Warum wir PPA brauchen

In der oben erwähnten Erklärung auf Reddit erklärte der CTO von Firefox, welches Ziel Mozilla mit der Einführung von PPA zusammen mit der neuen Version seines Browsers verfolgt hat.

Die Argumentation des Unternehmens ist ungefähr die folgende. Online-Werbung ist zumindest in diesem Stadium der Entwicklung des Internets ein notwendiges Übel. Und es ist verständlich, dass Werbetreibende in der Lage sein möchten, die Effektivität zu messen. Die derzeit verwendeten Tools missachten jedoch die Privatsphäre der Benutzer.

Unterdessen stößt jede Diskussion darüber, wie die Nachverfolgung der Benutzeraktionen durch Werbetreibende eingeschränkt werden kann, auf Protest. Keine Daten zu erfassen, bedeutet, dass ihnen ein Instrument zur Bewertung von Online-Werbung vorenthalten wird.

Im Grunde ist PPA ein experimentelles Tool, das es Werbetreibenden ermöglicht, das gewünschte Feedback zu erhalten, ohne Daten über die Aktionen der Benutzer zu sammeln und zu speichern.

Wenn das Experiment zeigt, dass die Technologie den Anforderungen von Werbetreibenden gerecht werden kann, ist dies ein gewichtiges Argument für Datenschützer bei zukünftigen Verhandlungen mit Aufsichtsbehörden und Gesetzgebern. Im Großen und Ganzen wird sich damit nachweisen lassen, dass eine vollständige Online-Überwachung nicht erforderlich ist und gesetzlich eingeschränkt werden sollte.

Jetzt Cookies von Drittanbietern blockieren

Fast unmittelbar nach dem Aufruhr um die neue Einführung von Mozilla kündigte Google an, seine Pläne zur Deaktivierung von Drittanbieter-Cookies vollständig rückgängig zu machen. Es kann schwieriger sein, veraltete Technologien loszuwerden, als es zunächst den Anschein hat – wie Microsoft beim Versuch, den Internet Explorer abzuschaffen, feststellen musste.

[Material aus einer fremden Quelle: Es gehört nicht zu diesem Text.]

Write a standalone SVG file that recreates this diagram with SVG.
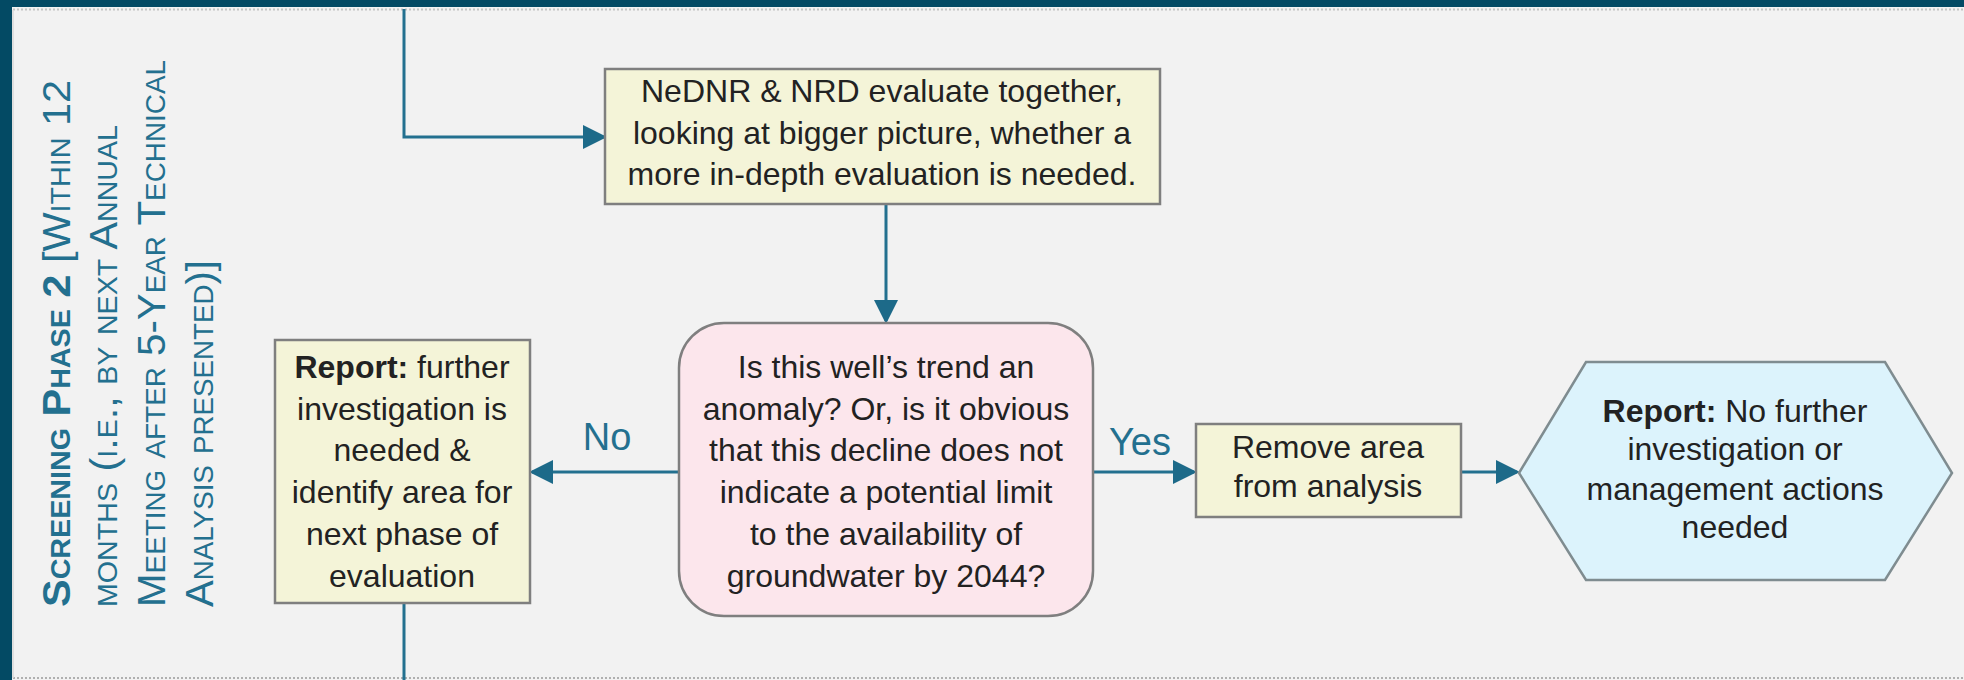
<svg xmlns="http://www.w3.org/2000/svg" width="1964" height="680" viewBox="0 0 1964 680">
<defs>
<style>
.t{font-family:"Liberation Sans","Open Sans",sans-serif;font-size:32px;fill:#222222;text-anchor:middle}
.b{font-weight:bold}
.lbl{font-family:"Liberation Sans","Open Sans",sans-serif;font-size:38px;fill:#23708f;text-anchor:middle}
.side{font-family:"Liberation Sans","Open Sans",sans-serif;font-size:39px;fill:#23708f;font-variant:small-caps}
.box{fill:#f4f4d8;stroke:#7f7f7f;stroke-width:2.5}
.q{fill:#fce6ec;stroke:#7f7f7f;stroke-width:2.5}
.hex{fill:#dcf3fc;stroke:#7f8c90;stroke-width:2.5}
.c{fill:none;stroke:#23708f;stroke-width:3}
</style>
<marker id="ah" markerWidth="8" markerHeight="8" refX="7" refY="4" orient="auto" markerUnits="strokeWidth" viewBox="0 0 8 8">
<path d="M0,0 L8,4 L0,8 z" fill="#1d6a89"/>
</marker>
</defs>
<rect x="0" y="0" width="1964" height="680" fill="#f2f2f2"/>
<rect x="0" y="0" width="1964" height="7" fill="#034a64"/>
<rect x="0" y="0" width="12" height="680" fill="#034a64"/>
<line x1="13" y1="9.5" x2="1964" y2="9.5" stroke="#c4c4c4" stroke-width="2" stroke-dasharray="2,2"/>
<line x1="13" y1="678" x2="1964" y2="678" stroke="#b0b0b0" stroke-width="2" stroke-dasharray="2,2"/>
<line x1="13" y1="10" x2="13" y2="678" stroke="#d8d8d8" stroke-width="1.5"/>

<g id="phase-label">
<text class="side" transform="translate(70,607) rotate(-90)" textLength="527" lengthAdjust="spacingAndGlyphs"><tspan font-weight="bold">Screening Phase 2</tspan> [Within 12</text>
<text class="side" transform="translate(117,607) rotate(-90)" textLength="482" lengthAdjust="spacingAndGlyphs">months (i.e., by next Annual</text>
<text class="side" transform="translate(165,607) rotate(-90)" textLength="547" lengthAdjust="spacingAndGlyphs">Meeting after 5-Year Technical</text>
<text class="side" transform="translate(213,607) rotate(-90)" textLength="347" lengthAdjust="spacingAndGlyphs">Analysis presented)]</text>
</g>

<g id="connectors">
<polyline class="c" points="404,9 404,137 604,137" marker-end="url(#ah)"/>
<line class="c" x1="886" y1="204" x2="886" y2="321" marker-end="url(#ah)"/>
<line class="c" x1="679" y1="472" x2="532" y2="472" marker-end="url(#ah)"/>
<line class="c" x1="1093" y1="472" x2="1194" y2="472" marker-end="url(#ah)"/>
<line class="c" x1="1461" y1="472" x2="1517" y2="472" marker-end="url(#ah)"/>
<line class="c" x1="404" y1="603" x2="404" y2="680"/>
<text class="lbl" x="607" y="450">No</text>
<text class="lbl" x="1140" y="455">Yes</text>
</g>

<g id="evaluate">
<rect class="box" x="605" y="69" width="555" height="135"/>
<text class="t" x="882" y="102">NeDNR &amp; NRD evaluate together,</text>
<text class="t" x="882" y="144">looking at bigger picture, whether a</text>
<text class="t" x="882" y="185">more in-depth evaluation is needed.</text>
</g>

<g id="question">
<rect class="q" x="679" y="323" width="414" height="293" rx="45" ry="45"/>
<text class="t" x="886" y="378">Is this well’s trend an</text>
<text class="t" x="886" y="420">anomaly? Or, is it obvious</text>
<text class="t" x="886" y="461">that this decline does not</text>
<text class="t" x="886" y="503">indicate a potential limit</text>
<text class="t" x="886" y="545">to the availability of</text>
<text class="t" x="886" y="587">groundwater by 2044?</text>
</g>

<g id="report-further">
<rect class="box" x="275" y="340" width="255" height="263"/>
<text class="t" x="402" y="378"><tspan class="b">Report:</tspan> further</text>
<text class="t" x="402" y="420">investigation is</text>
<text class="t" x="402" y="461">needed &amp;</text>
<text class="t" x="402" y="503">identify area for</text>
<text class="t" x="402" y="545">next phase of</text>
<text class="t" x="402" y="587">evaluation</text>
</g>

<g id="remove">
<rect class="box" x="1196" y="424" width="265" height="93"/>
<text class="t" x="1328" y="458">Remove area</text>
<text class="t" x="1328" y="497">from analysis</text>
</g>

<g id="report-none">
<polygon class="hex" points="1519,473 1586,362 1885,362 1952,473 1885,580 1586,580"/>
<text class="t" x="1735" y="422"><tspan class="b">Report:</tspan> No further</text>
<text class="t" x="1735" y="460">investigation or</text>
<text class="t" x="1735" y="500">management actions</text>
<text class="t" x="1735" y="538">needed</text>
</g>
</svg>
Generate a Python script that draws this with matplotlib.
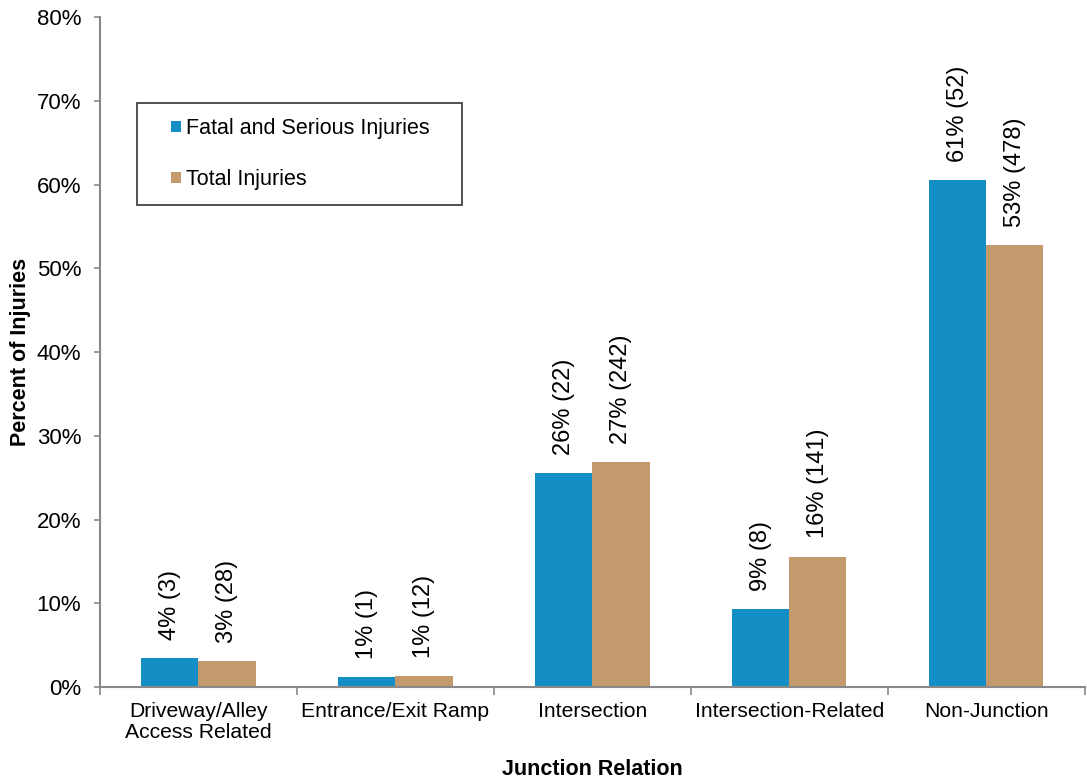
import numpy as np
import matplotlib.pyplot as plt
from matplotlib.patches import Rectangle
from matplotlib.legend_handler import HandlerPatch
from matplotlib.ticker import PercentFormatter

plt.rcParams['font.family'] = ['Liberation Sans', 'DejaVu Sans']

# Data
categories = ['Driveway/Alley\nAccess Related', 'Entrance/Exit Ramp',
              'Intersection', 'Intersection-Related', 'Non-Junction']
fatal_pct = [3.5, 1.2, 25.6, 9.3, 60.5]
total_pct = [3.1, 1.3, 26.9, 15.6, 52.8]
fatal_labels = ['4% (3)', '1% (1)', '26% (22)', '9% (8)', '61% (52)']
total_labels = ['3% (28)', '1% (12)', '27% (242)', '16% (141)', '53% (478)']
series_names = ['Fatal and Serious Injuries', 'Total Injuries']

blue = '#138FC5'
tan = '#C4996B'
axis_gray = '#898989'


def square_right(legend, orig_handle, xdescent, ydescent, width, height, fontsize):
    # small square sitting at the right end of the handle box
    s = 0.5 * fontsize
    return Rectangle((-xdescent + width - s, -ydescent + (height - s) / 2), s, s)


fig = plt.figure(figsize=(10.87, 7.8), dpi=100)
ax = fig.add_axes([0.092, 0.119, 0.906, 0.859])

x = np.arange(len(categories))
w = 0.29
b1 = ax.bar(x - w / 2, fatal_pct, w, color=blue)
b2 = ax.bar(x + w / 2, total_pct, w, color=tan)

# value labels above bars, rotated
for bars, labels in ((b1, fatal_labels), (b2, total_labels)):
    for bar, lab in zip(bars, labels):
        ax.annotate(lab, (bar.get_x() + bar.get_width() / 2, bar.get_height()),
                    xytext=(0, 13), textcoords='offset points', rotation=90,
                    ha='center', va='bottom', fontsize=17)

ax.set_xlim(-0.5, len(categories) - 0.5)
ax.set_ylim(0, 80)
ax.set_yticks(np.arange(0, 81, 10))
ax.yaxis.set_major_formatter(PercentFormatter(decimals=0))

ax.set_xticks(x)
ax.set_xticklabels(categories, fontsize=15.2, linespacing=1.1)
ax.set_xticks(np.arange(-0.5, len(categories), 1), minor=True)
ax.tick_params(axis='x', which='major', length=0, pad=11)
ax.tick_params(axis='x', which='minor', length=6, color=axis_gray, width=1.2)
ax.tick_params(axis='y', length=4.5, color=axis_gray, width=1.2, labelsize=16, pad=9)

for side in ('top', 'right'):
    ax.spines[side].set_visible(False)
for side in ('left', 'bottom'):
    ax.spines[side].set_color(axis_gray)
    ax.spines[side].set_linewidth(1.5)

ax.set_ylabel('Percent of Injuries', fontsize=15.5, fontweight='bold', labelpad=4)
ax.set_xlabel('Junction Relation', fontsize=15.5, fontweight='bold', labelpad=12)

leg = ax.legend([b1.patches[0], b2.patches[0]],
                [series_names[0] + '   ', series_names[1]],
                loc='upper left', bbox_to_anchor=(0.0375, 0.8725), fontsize=15.5,
                frameon=True, fancybox=False, edgecolor='black',
                handler_map={Rectangle: HandlerPatch(patch_func=square_right)},
                handlelength=1.37, handleheight=0.7, handletextpad=0.2,
                labelspacing=1.4, borderpad=0.7, borderaxespad=0)
leg.get_frame().set_linewidth(1.2)

fig.savefig('out.png', dpi=100)
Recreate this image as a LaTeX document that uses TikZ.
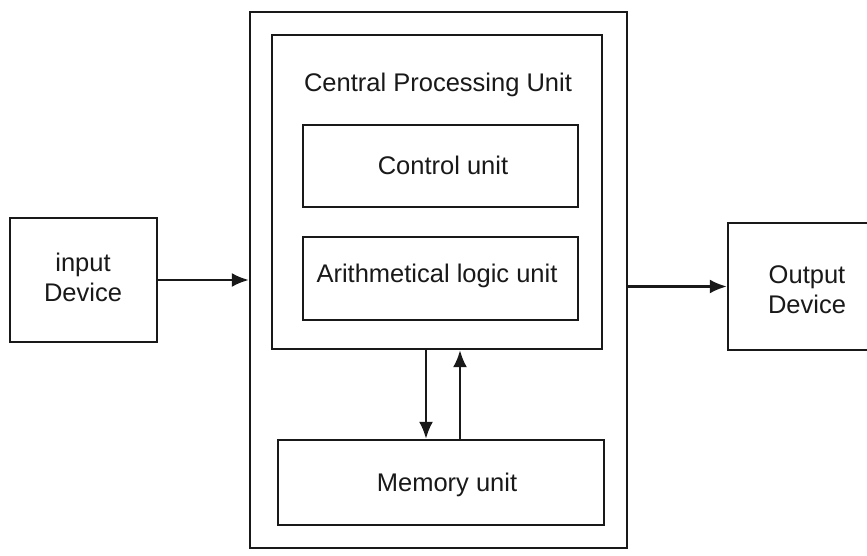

Die gute Nachricht ist, dass im Gegensatz zum Internet Explorer, der in der Tat schwer aus Windows zu entfernen ist, Cookies von Drittanbietern etwas sind, das die Benutzer selbst verwalten können. In allen modernen Browsern können sie ganz einfach blockiert werden — Einzelheiten dazu findest du in unserer Anleitung.

Beachte, dass die Weigerung von Google, Cookies zu löschen, nicht das Ende von Ad Topics bedeutet – das Unternehmen beabsichtigt, das Experiment fortzusetzen. Wir empfehlen daher, auch diese Funktion zu deaktivieren, und hier findest du eine entsprechende Anleitung für Chrome und Android.

Wenn du die mobile Facebook-App verwendest, solltest du den Linkverlauf deaktivieren. Auch hierzu bieten wir eine Anleitung.

Außerdem kannst und solltest du die Funktion Privates Surfen in unseren Abonnementtarifen Kaspersky Standard, Kaspersky Plus und Kaspersky Premium nutzen, um Werbe-Tracker zu blockieren (von denen bei weitem nicht alle Cookies verwenden).

Schließlich empfehlen wir dir, unseren kostenlosen Dienst Privacy Checker zu verwenden, in dem du Anweisungen zum Einrichten eines Schutzes für deine Privatsphäre für die gängigsten Programme, Dienste und sozialen Netzwerke für verschiedene Betriebssysteme findest.

Was PPA angeht, so sieht die Technologie ziemlich nützlich aus. Wenn du anderer Meinung bist, findest du hier eine einfache Anleitung zur Deaktivierung in Firefox. Ich persönlich unterstütze die Entwicklung dieser Technologie weiter und werde sie weiterhin in meinem Browser verwenden.